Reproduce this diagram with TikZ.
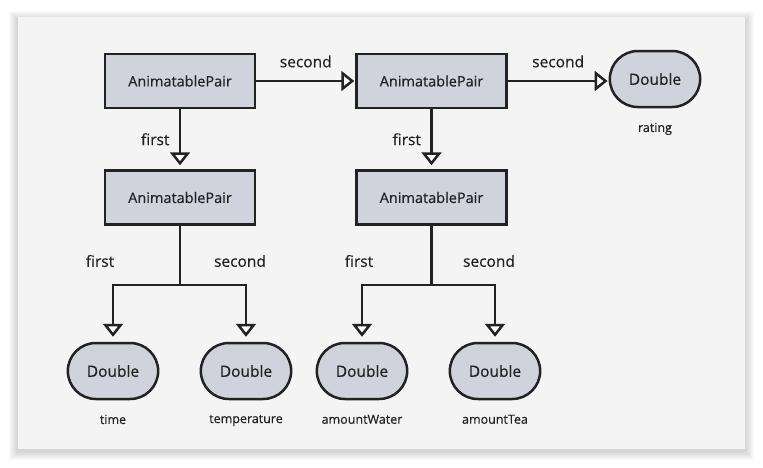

^^^^^^^^

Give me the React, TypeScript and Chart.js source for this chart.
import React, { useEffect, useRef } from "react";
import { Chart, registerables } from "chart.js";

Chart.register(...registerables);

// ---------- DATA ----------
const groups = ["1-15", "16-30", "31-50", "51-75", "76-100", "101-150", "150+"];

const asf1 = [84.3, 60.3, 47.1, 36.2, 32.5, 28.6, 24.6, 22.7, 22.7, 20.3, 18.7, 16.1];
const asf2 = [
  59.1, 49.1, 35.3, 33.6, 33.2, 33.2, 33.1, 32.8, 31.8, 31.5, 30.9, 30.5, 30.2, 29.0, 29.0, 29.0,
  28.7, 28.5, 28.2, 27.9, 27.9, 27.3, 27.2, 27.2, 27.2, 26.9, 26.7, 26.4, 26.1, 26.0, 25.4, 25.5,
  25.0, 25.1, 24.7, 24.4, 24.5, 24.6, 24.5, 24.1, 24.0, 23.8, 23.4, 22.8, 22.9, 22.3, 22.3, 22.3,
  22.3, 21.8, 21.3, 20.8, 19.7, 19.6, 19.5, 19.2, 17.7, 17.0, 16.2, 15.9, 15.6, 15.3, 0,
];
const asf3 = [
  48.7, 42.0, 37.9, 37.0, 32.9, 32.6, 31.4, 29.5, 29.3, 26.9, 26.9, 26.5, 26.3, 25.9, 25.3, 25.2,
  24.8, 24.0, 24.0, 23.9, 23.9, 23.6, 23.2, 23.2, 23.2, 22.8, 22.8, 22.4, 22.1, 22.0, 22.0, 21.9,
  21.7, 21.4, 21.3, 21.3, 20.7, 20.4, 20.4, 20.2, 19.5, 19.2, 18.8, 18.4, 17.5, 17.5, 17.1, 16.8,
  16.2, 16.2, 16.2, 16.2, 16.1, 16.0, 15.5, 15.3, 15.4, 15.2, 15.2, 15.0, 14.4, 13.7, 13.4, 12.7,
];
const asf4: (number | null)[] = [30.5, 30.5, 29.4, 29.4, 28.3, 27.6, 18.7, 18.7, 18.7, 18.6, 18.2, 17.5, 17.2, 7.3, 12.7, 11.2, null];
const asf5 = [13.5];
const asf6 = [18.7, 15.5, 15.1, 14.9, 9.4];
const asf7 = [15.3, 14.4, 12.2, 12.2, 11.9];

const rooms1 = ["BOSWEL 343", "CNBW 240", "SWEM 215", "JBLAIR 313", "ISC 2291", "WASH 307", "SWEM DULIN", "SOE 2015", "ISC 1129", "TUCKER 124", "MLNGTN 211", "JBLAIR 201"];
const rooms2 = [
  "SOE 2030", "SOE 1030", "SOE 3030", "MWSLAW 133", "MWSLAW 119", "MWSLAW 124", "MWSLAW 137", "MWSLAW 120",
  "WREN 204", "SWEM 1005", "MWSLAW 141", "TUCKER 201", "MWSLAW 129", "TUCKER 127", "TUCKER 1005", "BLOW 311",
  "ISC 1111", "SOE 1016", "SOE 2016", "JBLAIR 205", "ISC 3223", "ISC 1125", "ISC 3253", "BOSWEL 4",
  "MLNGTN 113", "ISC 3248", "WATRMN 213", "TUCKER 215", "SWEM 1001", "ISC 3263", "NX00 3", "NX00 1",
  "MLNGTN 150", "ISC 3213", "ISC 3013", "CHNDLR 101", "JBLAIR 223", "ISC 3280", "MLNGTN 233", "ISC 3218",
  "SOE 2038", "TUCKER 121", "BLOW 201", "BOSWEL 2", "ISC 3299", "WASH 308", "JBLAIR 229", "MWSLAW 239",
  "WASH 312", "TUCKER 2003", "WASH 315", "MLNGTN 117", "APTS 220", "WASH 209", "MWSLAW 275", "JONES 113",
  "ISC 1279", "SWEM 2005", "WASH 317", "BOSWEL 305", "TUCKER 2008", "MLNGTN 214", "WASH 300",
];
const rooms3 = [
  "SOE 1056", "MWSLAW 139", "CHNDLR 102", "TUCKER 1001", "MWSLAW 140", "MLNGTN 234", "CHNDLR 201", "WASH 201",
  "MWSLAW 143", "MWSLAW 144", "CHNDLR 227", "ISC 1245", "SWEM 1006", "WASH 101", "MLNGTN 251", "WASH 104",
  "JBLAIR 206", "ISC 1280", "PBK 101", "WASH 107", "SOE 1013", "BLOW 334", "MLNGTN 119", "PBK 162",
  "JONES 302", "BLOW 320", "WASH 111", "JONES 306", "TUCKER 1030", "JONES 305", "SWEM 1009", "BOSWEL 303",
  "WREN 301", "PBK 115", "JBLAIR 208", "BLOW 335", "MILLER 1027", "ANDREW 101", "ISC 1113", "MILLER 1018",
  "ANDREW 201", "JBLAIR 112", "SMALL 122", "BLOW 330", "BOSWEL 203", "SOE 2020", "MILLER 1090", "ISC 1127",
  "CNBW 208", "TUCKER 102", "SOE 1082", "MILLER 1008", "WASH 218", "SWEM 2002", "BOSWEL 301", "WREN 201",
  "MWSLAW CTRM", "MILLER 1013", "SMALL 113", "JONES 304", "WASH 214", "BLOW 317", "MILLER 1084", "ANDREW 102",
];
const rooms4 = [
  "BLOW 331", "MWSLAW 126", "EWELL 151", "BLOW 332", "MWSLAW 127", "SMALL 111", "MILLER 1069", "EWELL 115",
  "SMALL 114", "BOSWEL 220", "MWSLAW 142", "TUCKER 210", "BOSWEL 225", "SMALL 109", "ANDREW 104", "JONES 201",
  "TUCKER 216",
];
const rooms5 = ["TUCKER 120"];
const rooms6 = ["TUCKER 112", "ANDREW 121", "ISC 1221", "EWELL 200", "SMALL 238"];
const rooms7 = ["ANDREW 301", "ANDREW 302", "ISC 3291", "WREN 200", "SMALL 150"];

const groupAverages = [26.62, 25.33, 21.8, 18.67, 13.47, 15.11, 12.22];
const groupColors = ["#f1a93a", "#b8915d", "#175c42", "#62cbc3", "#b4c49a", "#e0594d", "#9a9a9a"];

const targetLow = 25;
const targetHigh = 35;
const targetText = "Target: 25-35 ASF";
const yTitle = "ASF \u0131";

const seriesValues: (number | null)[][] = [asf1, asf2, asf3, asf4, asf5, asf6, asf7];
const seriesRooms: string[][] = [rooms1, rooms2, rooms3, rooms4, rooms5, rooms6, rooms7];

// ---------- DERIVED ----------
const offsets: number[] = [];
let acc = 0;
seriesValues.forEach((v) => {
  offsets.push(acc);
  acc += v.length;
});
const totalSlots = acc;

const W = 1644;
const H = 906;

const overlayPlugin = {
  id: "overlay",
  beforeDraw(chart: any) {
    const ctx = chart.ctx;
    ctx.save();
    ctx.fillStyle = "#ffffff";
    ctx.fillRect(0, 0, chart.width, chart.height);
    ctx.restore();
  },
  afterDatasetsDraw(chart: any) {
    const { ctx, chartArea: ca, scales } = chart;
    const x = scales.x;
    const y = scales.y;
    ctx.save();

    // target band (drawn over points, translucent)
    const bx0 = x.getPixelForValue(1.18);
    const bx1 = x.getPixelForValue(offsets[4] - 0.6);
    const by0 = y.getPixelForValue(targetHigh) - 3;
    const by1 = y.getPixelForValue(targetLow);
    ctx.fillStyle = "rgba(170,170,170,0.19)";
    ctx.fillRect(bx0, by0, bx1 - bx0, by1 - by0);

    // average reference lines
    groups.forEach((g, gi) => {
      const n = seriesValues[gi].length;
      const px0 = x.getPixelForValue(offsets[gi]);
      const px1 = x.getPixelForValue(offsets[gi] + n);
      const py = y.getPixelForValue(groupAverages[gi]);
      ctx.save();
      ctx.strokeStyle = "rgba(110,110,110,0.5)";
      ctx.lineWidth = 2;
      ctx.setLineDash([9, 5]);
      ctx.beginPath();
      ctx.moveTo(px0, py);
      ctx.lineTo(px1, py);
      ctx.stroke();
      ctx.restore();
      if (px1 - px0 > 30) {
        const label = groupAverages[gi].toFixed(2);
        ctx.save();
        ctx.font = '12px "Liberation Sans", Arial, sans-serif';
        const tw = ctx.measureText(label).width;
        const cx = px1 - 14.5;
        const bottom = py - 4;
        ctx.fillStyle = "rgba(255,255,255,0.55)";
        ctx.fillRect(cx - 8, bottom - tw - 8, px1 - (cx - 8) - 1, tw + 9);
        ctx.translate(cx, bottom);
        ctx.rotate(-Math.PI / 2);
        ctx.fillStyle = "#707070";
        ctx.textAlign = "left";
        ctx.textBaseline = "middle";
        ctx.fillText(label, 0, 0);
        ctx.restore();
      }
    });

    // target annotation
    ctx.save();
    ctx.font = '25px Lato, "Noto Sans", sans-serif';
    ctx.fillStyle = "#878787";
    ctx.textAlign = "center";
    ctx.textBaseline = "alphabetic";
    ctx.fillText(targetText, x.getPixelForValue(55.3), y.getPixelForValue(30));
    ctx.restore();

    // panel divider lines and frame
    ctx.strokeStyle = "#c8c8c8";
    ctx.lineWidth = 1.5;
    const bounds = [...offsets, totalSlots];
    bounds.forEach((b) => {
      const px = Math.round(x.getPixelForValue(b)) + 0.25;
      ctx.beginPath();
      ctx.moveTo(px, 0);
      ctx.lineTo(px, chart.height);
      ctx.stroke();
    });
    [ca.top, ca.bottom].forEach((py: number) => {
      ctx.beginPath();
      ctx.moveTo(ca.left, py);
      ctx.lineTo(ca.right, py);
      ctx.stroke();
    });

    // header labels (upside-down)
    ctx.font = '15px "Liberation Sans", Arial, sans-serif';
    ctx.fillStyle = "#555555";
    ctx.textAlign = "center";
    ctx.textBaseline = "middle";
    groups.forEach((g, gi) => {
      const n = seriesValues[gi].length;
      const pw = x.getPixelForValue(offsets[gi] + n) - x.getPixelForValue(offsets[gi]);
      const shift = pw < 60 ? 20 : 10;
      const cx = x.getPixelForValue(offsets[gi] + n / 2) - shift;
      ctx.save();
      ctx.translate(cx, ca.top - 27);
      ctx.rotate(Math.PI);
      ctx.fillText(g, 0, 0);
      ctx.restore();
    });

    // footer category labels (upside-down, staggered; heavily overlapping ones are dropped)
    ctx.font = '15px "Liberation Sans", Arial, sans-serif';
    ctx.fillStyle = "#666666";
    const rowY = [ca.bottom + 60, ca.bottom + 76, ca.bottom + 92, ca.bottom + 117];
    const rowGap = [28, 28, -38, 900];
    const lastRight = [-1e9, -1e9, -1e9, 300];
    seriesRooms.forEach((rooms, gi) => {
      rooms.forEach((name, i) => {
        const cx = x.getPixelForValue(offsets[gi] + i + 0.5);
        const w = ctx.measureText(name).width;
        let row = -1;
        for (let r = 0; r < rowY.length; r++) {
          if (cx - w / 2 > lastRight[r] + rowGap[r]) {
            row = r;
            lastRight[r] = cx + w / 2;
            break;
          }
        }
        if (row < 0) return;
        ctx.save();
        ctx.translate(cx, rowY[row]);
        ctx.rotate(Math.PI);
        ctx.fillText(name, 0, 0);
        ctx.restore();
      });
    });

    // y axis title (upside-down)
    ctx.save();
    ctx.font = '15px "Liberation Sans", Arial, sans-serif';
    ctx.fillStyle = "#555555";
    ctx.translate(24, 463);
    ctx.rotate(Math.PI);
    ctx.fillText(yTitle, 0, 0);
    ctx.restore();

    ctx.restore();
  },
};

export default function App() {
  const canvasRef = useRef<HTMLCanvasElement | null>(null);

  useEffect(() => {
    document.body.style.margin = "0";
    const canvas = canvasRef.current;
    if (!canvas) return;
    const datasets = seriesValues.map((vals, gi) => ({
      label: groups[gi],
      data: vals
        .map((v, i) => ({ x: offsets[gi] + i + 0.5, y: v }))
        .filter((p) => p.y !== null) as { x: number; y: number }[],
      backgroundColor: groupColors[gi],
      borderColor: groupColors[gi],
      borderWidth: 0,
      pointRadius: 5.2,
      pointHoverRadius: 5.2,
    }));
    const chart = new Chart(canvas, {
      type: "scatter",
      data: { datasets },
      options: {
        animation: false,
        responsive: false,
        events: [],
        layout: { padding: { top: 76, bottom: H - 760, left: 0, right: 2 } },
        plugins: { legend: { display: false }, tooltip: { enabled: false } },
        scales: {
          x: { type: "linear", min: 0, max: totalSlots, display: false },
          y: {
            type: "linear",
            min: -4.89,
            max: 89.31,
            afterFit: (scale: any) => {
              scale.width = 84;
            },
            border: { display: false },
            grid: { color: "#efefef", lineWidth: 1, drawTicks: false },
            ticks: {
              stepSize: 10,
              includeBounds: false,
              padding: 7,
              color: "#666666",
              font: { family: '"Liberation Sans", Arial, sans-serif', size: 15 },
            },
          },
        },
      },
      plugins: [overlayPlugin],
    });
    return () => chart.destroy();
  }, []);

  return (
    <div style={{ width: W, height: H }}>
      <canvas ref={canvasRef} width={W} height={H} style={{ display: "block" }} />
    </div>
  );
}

^^^^^^^^

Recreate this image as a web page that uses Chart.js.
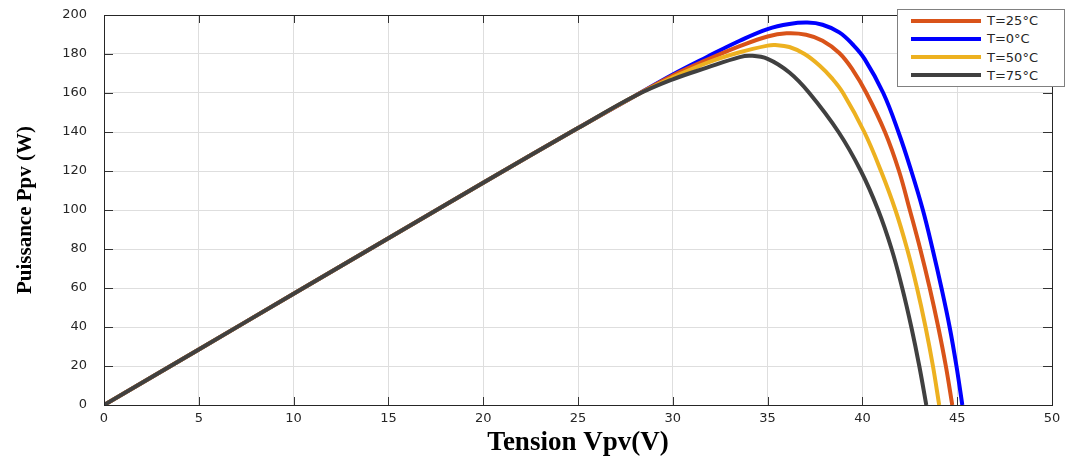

^^^^^^^^

### GIVEN INSTRUCTION
Extract, word for word, every line beginning with the one that holds "Give me the" and concluding with the one that holds "Chart.register(...registerables);". Include both of those lines.

### WORKED ANSWER
Give me the React, TypeScript and Chart.js source for this chart.
import React, { useEffect, useRef } from "react";
import { Chart, registerables } from "chart.js";

Chart.register(...registerables);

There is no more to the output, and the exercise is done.